* **Written task**
Reproduce each line that includes the word "matplotlib".

* **Collected material**

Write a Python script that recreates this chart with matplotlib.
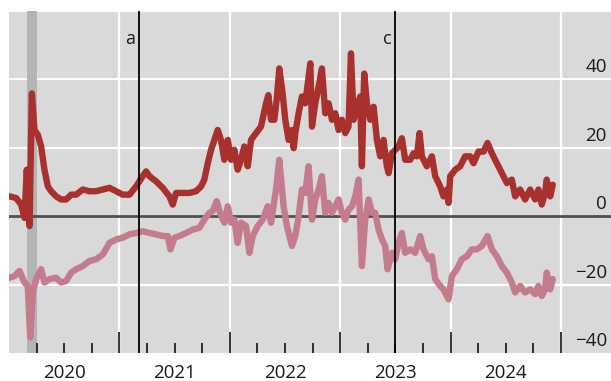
import matplotlib
matplotlib.use("Agg")
import matplotlib.pyplot as plt
import matplotlib.transforms as mtransforms
from matplotlib.ticker import FixedLocator

plt.rcParams["font.family"] = ["Open Sans", "DejaVu Sans"]

# Red series: (decimal year, percent)
red_t = [2020.005, 2020.065, 2020.110, 2020.140, 2020.161, 2020.186, 2020.207, 2020.231,
         2020.261, 2020.291, 2020.321, 2020.352, 2020.382, 2020.427, 2020.472, 2020.518,
         2020.563, 2020.608, 2020.668, 2020.729, 2020.789, 2020.849, 2020.910, 2020.970,
         2021.030, 2021.091, 2021.151, 2021.211, 2021.242, 2021.272, 2021.332, 2021.392,
         2021.453, 2021.483, 2021.513, 2021.573, 2021.634, 2021.694, 2021.739, 2021.769,
         2021.800, 2021.830, 2021.860, 2021.890, 2021.920, 2021.950, 2021.981, 2022.011,
         2022.041, 2022.071, 2022.101, 2022.131, 2022.162, 2022.192, 2022.237, 2022.282,
         2022.328, 2022.349, 2022.373, 2022.403, 2022.424, 2022.448, 2022.478, 2022.502,
         2022.532, 2022.563, 2022.578, 2022.593, 2022.623, 2022.653, 2022.683, 2022.713,
         2022.729, 2022.744, 2022.774, 2022.804, 2022.834, 2022.864, 2022.894, 2022.925,
         2022.955, 2022.985, 2023.015, 2023.045, 2023.075, 2023.097, 2023.121, 2023.151,
         2023.181, 2023.196, 2023.217, 2023.241, 2023.272, 2023.302, 2023.332, 2023.362,
         2023.392, 2023.422, 2023.438, 2023.468, 2023.498, 2023.528, 2023.558, 2023.588,
         2023.634, 2023.664, 2023.694, 2023.718, 2023.739, 2023.784, 2023.830, 2023.860,
         2023.905, 2023.935, 2023.966, 2023.981, 2023.996, 2024.041, 2024.086, 2024.131,
         2024.177, 2024.207, 2024.252, 2024.297, 2024.334, 2024.373, 2024.418, 2024.463,
         2024.509, 2024.554, 2024.584, 2024.629, 2024.674, 2024.720, 2024.765, 2024.795,
         2024.825, 2024.855, 2024.870, 2024.901, 2024.925]
red_v = [5.8, 5.3, 3.4, -0.5, 13.6, -2.9, 35.9, 25.2,
         23.8, 20.4, 13.6, 8.7, 7.3, 5.8, 4.9, 4.9,
         6.3, 6.3, 7.8, 7.3, 7.3, 7.8, 8.3, 7.3,
         6.3, 6.3, 8.7, 11.7, 13.1, 11.7, 10.2, 8.3,
         5.8, 3.4, 6.8, 6.8, 6.8, 7.3, 8.7, 10.7,
         15.5, 19.4, 22.3, 25.2, 22.3, 16.5, 22.3, 16.5,
         19.4, 13.6, 16.5, 20.4, 14.6, 22.3, 24.3, 26.2,
         33.0, 35.4, 28.2, 28.2, 34.0, 43.2, 35.9, 28.2,
         22.3, 25.2, 19.9, 24.3, 30.1, 35.0, 33.0, 40.8,
         44.7, 26.2, 33.0, 37.9, 43.2, 30.1, 33.0, 28.2,
         30.1, 25.2, 28.2, 24.3, 26.2, 47.6, 28.2, 32.0,
         35.0, 14.6, 41.7, 33.0, 28.2, 32.0, 22.3, 17.5,
         22.3, 14.6, 12.6, 18.4, 19.4, 20.4, 22.8, 16.5,
         16.5, 18.4, 17.5, 24.3, 17.5, 14.6, 17.5, 11.7,
         8.7, 5.8, 7.8, 3.9, 11.7, 13.6, 14.6, 17.5,
         17.5, 15.5, 18.9, 18.9, 21.4, 18.4, 15.5, 12.6,
         9.7, 10.7, 5.8, 7.8, 4.9, 7.8, 4.9, 7.8,
         3.4, 6.8, 10.7, 5.8, 9.2]

# Pink series: (decimal year, percent)
pink_t = [2020.005, 2020.050, 2020.095, 2020.140, 2020.170, 2020.192, 2020.216, 2020.246,
          2020.291, 2020.321, 2020.367, 2020.427, 2020.472, 2020.518, 2020.563, 2020.608,
          2020.668, 2020.729, 2020.789, 2020.849, 2020.910, 2020.970, 2021.030, 2021.091,
          2021.151, 2021.211, 2021.272, 2021.332, 2021.392, 2021.438, 2021.462, 2021.498,
          2021.543, 2021.604, 2021.664, 2021.724, 2021.769, 2021.815, 2021.845, 2021.881,
          2021.911, 2021.950, 2021.981, 2022.011, 2022.041, 2022.071, 2022.101, 2022.147,
          2022.177, 2022.207, 2022.252, 2022.298, 2022.343, 2022.373, 2022.418, 2022.448,
          2022.487, 2022.517, 2022.563, 2022.593, 2022.623, 2022.653, 2022.683, 2022.713,
          2022.744, 2022.774, 2022.804, 2022.834, 2022.864, 2022.894, 2022.925, 2022.955,
          2022.985, 2023.015, 2023.045, 2023.075, 2023.106, 2023.136, 2023.166, 2023.196,
          2023.226, 2023.257, 2023.287, 2023.317, 2023.347, 2023.377, 2023.407, 2023.428,
          2023.468, 2023.498, 2023.528, 2023.558, 2023.588, 2023.634, 2023.679, 2023.724,
          2023.754, 2023.800, 2023.830, 2023.860, 2023.905, 2023.935, 2023.981, 2024.011,
          2024.056, 2024.101, 2024.147, 2024.192, 2024.237, 2024.282, 2024.334, 2024.373,
          2024.418, 2024.463, 2024.509, 2024.554, 2024.584, 2024.629, 2024.674, 2024.720,
          2024.765, 2024.795, 2024.825, 2024.855, 2024.870, 2024.901, 2024.925]
pink_v = [-18.0, -17.5, -16.0, -19.4, -20.4, -35.4, -22.3, -18.4,
          -15.5, -19.4, -18.4, -18.0, -19.4, -18.9, -16.5, -15.5,
          -14.6, -13.1, -12.6, -11.2, -7.8, -6.8, -6.3, -5.3,
          -4.9, -4.4, -4.9, -5.3, -5.8, -5.8, -9.7, -6.3,
          -5.8, -4.9, -3.9, -3.4, -1.0, 1.0, 1.5, 4.4,
          1.0, -1.9, 2.9, -1.9, -1.0, -7.8, -1.9, -2.9,
          -10.7, -5.8, -2.9, -1.0, 2.9, -1.9, 7.8, 16.5,
          2.9, -2.9, -8.7, -5.8, 0.0, 7.8, 6.8, 14.6,
          -1.0, 4.9, 7.8, 11.7, 1.0, 3.9, 1.0, 2.9,
          4.9, 1.0, -1.0, 1.9, 2.9, 5.8, 10.7, -14.6,
          -1.0, 4.9, 1.0, 1.0, -3.9, -6.8, -8.7, -15.5,
          -10.7, -12.6, -7.8, -4.9, -10.7, -9.7, -10.7, -5.8,
          -9.7, -12.6, -11.7, -18.4, -20.4, -21.4, -24.3, -17.5,
          -15.5, -12.6, -11.7, -9.7, -9.7, -8.7, -5.8, -9.7,
          -11.7, -14.6, -16.5, -19.4, -22.3, -20.4, -22.3, -21.4,
          -22.8, -20.4, -23.3, -21.4, -16.5, -21.4, -18.4]

years = [2020, 2021, 2022, 2023, 2024]
y_labels = [40, 20, 0, -20, -40]
events = [(2021.18, "a"), (2023.50, "c")]
recession = (2020.16, 2020.25)

W, H = 611, 381
fig = plt.figure(figsize=(W / 100, H / 100), dpi=100)
fig.patch.set_facecolor("white")
ax = fig.add_axes([9 / W, (H - 353) / H, 1 - 9 / W, (353 - 11) / H])
ax.set_facecolor("#d9d9d9")
ax.set_xlim(2020.0, 2025.452)
ax.set_ylim(-40, 60)
for s in ax.spines.values():
    s.set_visible(False)

# white grid
for y in [60, 40, 20, -20]:
    ax.axhline(y, color="white", lw=1.6, zorder=1)
for yr in range(2021, 2026):
    ax.axvline(yr, color="white", lw=1.6, zorder=1)

ax.axvspan(*recession, color="#b4b4b4", lw=0, zorder=1.5)
ax.axhline(0, color="#505050", lw=2.0, zorder=2)

ax.plot(pink_t, pink_v, color="#c47c8c", lw=4.6, solid_joinstyle="round",
        solid_capstyle="round", zorder=3)
ax.plot(red_t, red_v, color="#a8312d", lw=4.6, solid_joinstyle="round",
        solid_capstyle="round", zorder=4)

# event markers with their letters just left of the line
trans_ev = mtransforms.offset_copy(ax.get_xaxis_transform(), fig=fig, x=-4, y=0, units="dots")
for t, lab in events:
    ax.axvline(t, color="black", lw=1.3, zorder=5)
    ax.text(t, 0.918, lab, transform=trans_ev, ha="right", va="center",
            fontsize=13, color="#1a1a1a")

# ticks inside from the bottom edge
ax.xaxis.set_major_locator(FixedLocator([2021, 2022, 2023, 2024, 2025]))
ax.xaxis.set_minor_locator(FixedLocator([y + q for y in range(2020, 2025) for q in (0.25, 0.5, 0.75)]))
ax.tick_params(axis="x", which="major", direction="in", length=15, width=1.1,
               color="black", labelbottom=False)
ax.tick_params(axis="x", which="minor", direction="in", length=7.5, width=1.1,
               color="black")
ax.set_yticks([])

# year labels centred between year boundaries
trans_x = mtransforms.offset_copy(ax.get_xaxis_transform(), fig=fig, x=0, y=-20, units="dots")
for yr in years:
    ax.text(yr + 0.5, 0, str(yr), transform=trans_x, ha="center", va="center",
            fontsize=13.5, color="#1a1a1a", clip_on=False)

# value labels sitting above their gridlines at the right
trans_y = mtransforms.offset_copy(ax.get_yaxis_transform(), fig=fig, x=0, y=12, units="dots")
x_lab = (607 - 9) / (W - 9)
for v in y_labels:
    txt = str(v).replace("-", "\u2212")
    ax.text(x_lab, v, txt, transform=trans_y, ha="right", va="center",
            fontsize=13.5, color="#1a1a1a", clip_on=False)

fig.savefig("out.png", dpi=100)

* **Final result**
Write a Python script that recreates this chart with matplotlib.
import matplotlib
matplotlib.use("Agg")
import matplotlib.pyplot as plt
import matplotlib.transforms as mtransforms
from matplotlib.ticker import FixedLocator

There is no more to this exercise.